> _Exercise goal_
Please print the lines between the one with "Emit a LaTeX" and the one with "(h1text) at (31,291)", both ends included, exactly as written, with no pictures.

> _Information provided_
-------

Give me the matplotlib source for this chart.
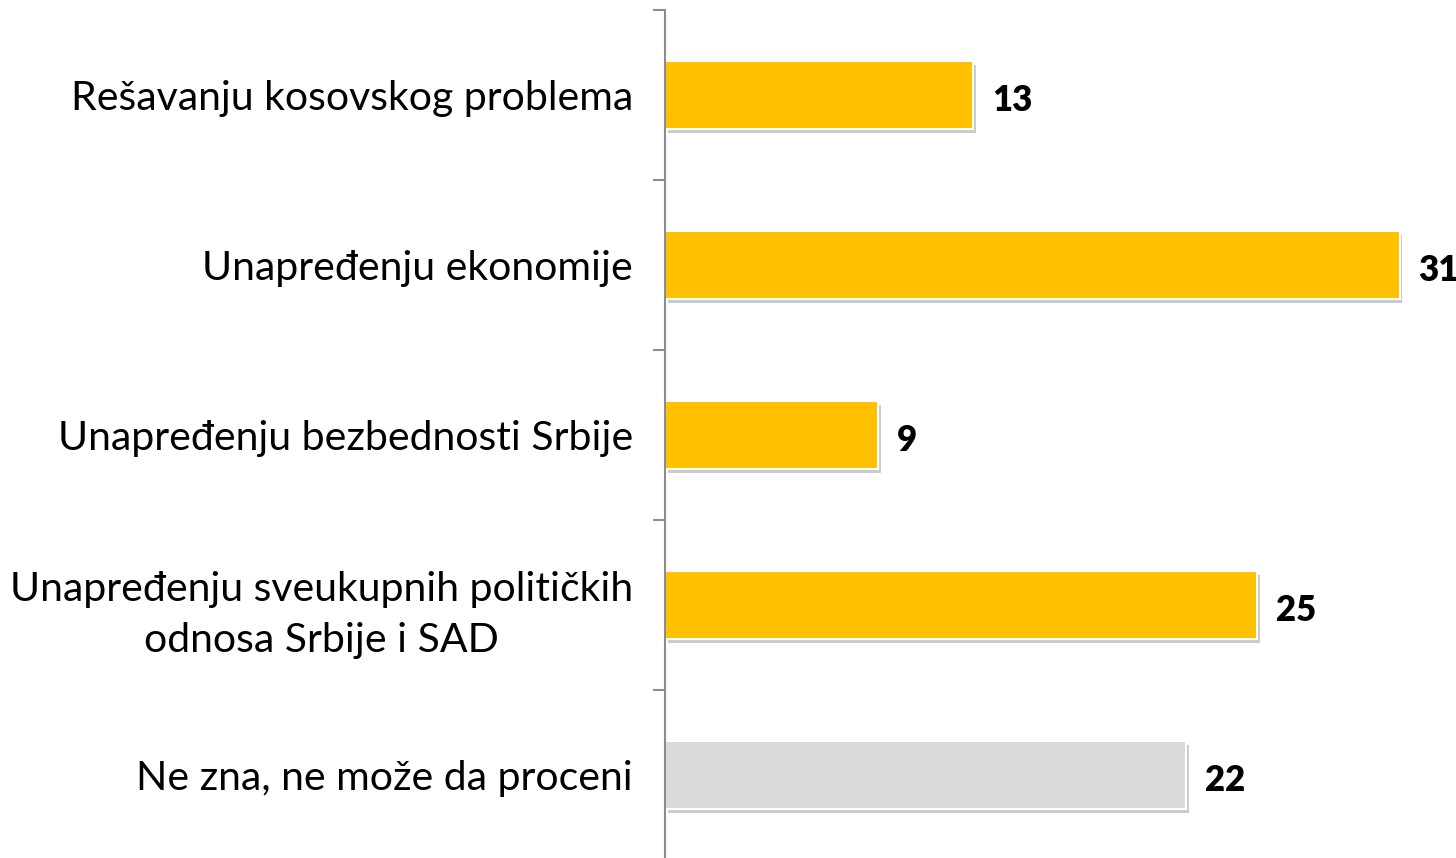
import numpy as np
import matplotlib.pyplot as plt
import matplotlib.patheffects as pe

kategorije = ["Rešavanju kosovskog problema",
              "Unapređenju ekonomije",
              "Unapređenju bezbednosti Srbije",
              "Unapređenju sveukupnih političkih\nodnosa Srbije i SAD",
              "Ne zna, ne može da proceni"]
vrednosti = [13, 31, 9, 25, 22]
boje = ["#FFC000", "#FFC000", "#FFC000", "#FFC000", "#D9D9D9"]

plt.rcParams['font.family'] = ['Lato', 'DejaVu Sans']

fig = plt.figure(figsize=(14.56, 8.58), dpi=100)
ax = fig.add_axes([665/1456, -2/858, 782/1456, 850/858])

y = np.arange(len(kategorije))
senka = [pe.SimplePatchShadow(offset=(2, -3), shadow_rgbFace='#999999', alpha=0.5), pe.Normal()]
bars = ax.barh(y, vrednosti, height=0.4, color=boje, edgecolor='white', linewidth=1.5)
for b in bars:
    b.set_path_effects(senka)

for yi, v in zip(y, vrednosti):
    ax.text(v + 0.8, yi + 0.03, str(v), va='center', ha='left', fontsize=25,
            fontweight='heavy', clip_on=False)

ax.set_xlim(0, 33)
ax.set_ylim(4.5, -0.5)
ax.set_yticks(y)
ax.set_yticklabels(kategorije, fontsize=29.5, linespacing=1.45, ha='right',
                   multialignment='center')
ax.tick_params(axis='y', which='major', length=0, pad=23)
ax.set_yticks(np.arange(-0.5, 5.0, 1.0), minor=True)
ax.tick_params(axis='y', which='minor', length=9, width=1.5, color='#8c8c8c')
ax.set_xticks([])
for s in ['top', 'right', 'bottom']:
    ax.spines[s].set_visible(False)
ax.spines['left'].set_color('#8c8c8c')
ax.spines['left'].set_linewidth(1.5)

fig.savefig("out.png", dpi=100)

-------

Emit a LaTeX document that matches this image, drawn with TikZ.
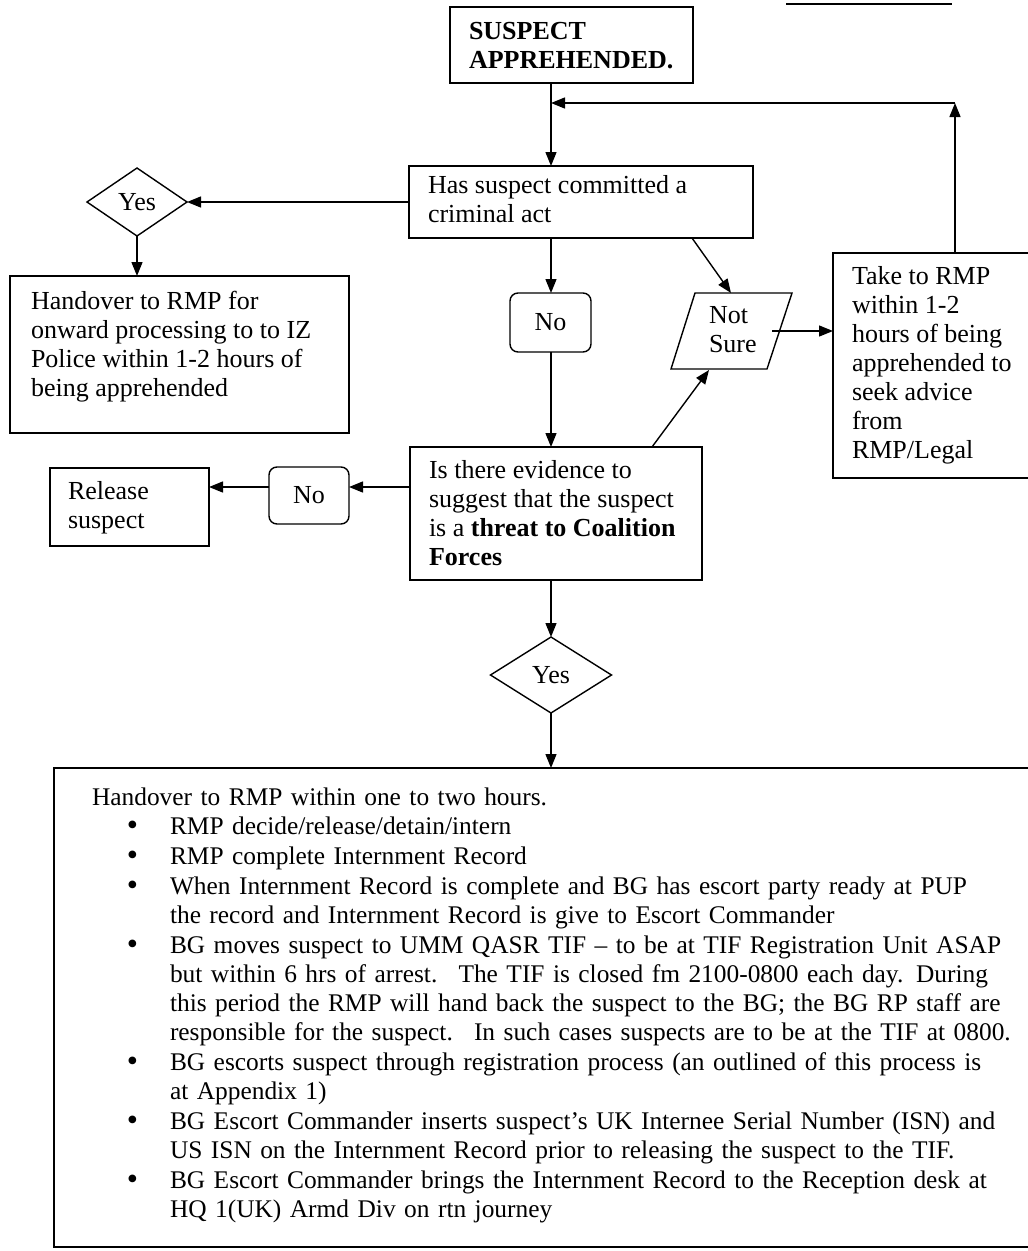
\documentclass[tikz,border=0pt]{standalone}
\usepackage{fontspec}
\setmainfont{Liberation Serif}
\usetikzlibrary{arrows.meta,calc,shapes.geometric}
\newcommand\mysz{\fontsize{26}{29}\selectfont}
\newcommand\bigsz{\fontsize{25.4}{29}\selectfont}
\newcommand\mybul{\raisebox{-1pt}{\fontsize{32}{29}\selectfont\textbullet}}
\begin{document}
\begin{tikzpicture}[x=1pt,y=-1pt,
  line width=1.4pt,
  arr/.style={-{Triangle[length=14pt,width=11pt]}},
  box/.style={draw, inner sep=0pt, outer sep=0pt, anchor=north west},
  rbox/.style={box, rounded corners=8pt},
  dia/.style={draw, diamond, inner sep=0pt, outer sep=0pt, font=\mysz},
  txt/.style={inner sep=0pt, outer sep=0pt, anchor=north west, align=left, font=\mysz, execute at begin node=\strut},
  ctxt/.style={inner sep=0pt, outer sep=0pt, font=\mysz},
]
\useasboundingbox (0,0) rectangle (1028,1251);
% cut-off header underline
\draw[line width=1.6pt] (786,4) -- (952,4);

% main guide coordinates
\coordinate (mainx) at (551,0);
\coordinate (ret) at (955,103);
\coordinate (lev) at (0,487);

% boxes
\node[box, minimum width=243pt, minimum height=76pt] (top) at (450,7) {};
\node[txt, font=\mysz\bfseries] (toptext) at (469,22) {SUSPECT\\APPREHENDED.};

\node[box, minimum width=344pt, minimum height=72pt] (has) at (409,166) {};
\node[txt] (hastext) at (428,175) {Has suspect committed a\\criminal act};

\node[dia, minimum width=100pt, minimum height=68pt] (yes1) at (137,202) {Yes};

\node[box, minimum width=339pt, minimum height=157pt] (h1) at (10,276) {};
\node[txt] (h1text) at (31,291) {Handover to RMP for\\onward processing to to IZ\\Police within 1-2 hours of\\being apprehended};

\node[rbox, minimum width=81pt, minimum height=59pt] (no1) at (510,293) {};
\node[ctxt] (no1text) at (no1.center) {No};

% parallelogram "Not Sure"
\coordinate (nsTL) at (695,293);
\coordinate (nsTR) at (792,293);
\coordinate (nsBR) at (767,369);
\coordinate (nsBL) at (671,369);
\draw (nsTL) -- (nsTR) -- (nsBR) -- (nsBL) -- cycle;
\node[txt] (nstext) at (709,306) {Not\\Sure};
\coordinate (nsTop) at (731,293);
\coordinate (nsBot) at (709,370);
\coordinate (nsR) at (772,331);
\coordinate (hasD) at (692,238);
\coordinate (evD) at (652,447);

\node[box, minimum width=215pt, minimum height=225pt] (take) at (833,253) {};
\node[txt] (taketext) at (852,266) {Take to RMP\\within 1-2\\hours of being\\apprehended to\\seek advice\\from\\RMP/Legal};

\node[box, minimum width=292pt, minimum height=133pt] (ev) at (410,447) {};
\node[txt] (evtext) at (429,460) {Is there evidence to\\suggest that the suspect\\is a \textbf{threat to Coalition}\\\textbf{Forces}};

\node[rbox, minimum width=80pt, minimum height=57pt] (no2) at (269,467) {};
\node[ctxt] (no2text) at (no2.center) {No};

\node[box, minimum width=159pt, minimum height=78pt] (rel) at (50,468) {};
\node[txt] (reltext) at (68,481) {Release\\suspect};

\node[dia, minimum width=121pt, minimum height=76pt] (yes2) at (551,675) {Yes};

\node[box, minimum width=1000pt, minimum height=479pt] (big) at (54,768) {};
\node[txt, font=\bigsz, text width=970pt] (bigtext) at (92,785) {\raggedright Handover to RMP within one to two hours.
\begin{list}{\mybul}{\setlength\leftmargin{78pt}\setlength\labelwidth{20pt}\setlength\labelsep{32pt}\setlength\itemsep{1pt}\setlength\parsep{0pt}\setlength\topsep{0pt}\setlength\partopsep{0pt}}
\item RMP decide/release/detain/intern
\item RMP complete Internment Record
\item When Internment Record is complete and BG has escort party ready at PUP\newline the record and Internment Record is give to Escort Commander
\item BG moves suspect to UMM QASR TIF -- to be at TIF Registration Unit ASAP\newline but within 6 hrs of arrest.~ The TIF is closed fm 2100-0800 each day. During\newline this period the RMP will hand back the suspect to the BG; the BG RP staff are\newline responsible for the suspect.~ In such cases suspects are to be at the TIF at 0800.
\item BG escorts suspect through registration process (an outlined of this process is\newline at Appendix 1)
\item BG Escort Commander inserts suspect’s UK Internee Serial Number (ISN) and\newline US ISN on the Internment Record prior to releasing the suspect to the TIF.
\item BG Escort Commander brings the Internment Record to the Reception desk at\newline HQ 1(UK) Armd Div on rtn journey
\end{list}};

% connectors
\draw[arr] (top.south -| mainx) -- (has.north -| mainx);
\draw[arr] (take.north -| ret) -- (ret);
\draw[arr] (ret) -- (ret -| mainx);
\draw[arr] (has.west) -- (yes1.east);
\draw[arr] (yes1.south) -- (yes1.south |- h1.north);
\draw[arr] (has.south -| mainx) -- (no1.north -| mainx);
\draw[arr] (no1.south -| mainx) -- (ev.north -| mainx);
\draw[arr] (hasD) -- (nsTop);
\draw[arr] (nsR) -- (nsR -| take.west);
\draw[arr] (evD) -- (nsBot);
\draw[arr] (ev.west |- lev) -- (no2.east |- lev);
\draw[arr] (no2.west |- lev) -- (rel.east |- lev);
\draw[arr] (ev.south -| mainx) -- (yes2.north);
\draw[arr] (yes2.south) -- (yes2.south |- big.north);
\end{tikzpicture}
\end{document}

-------

> _Full output_
Emit a LaTeX document that matches this image, drawn with TikZ.
\documentclass[tikz,border=0pt]{standalone}
\usepackage{fontspec}
\setmainfont{Liberation Serif}
\usetikzlibrary{arrows.meta,calc,shapes.geometric}
\newcommand\mysz{\fontsize{26}{29}\selectfont}
\newcommand\bigsz{\fontsize{25.4}{29}\selectfont}
\newcommand\mybul{\raisebox{-1pt}{\fontsize{32}{29}\selectfont\textbullet}}
\begin{document}
\begin{tikzpicture}[x=1pt,y=-1pt,
  line width=1.4pt,
  arr/.style={-{Triangle[length=14pt,width=11pt]}},
  box/.style={draw, inner sep=0pt, outer sep=0pt, anchor=north west},
  rbox/.style={box, rounded corners=8pt},
  dia/.style={draw, diamond, inner sep=0pt, outer sep=0pt, font=\mysz},
  txt/.style={inner sep=0pt, outer sep=0pt, anchor=north west, align=left, font=\mysz, execute at begin node=\strut},
  ctxt/.style={inner sep=0pt, outer sep=0pt, font=\mysz},
]
\useasboundingbox (0,0) rectangle (1028,1251);
% cut-off header underline
\draw[line width=1.6pt] (786,4) -- (952,4);

% main guide coordinates
\coordinate (mainx) at (551,0);
\coordinate (ret) at (955,103);
\coordinate (lev) at (0,487);

% boxes
\node[box, minimum width=243pt, minimum height=76pt] (top) at (450,7) {};
\node[txt, font=\mysz\bfseries] (toptext) at (469,22) {SUSPECT\\APPREHENDED.};

\node[box, minimum width=344pt, minimum height=72pt] (has) at (409,166) {};
\node[txt] (hastext) at (428,175) {Has suspect committed a\\criminal act};

\node[dia, minimum width=100pt, minimum height=68pt] (yes1) at (137,202) {Yes};

\node[box, minimum width=339pt, minimum height=157pt] (h1) at (10,276) {};
\node[txt] (h1text) at (31,291) {Handover to RMP for\\onward processing to to IZ\\Police within 1-2 hours of\\being apprehended};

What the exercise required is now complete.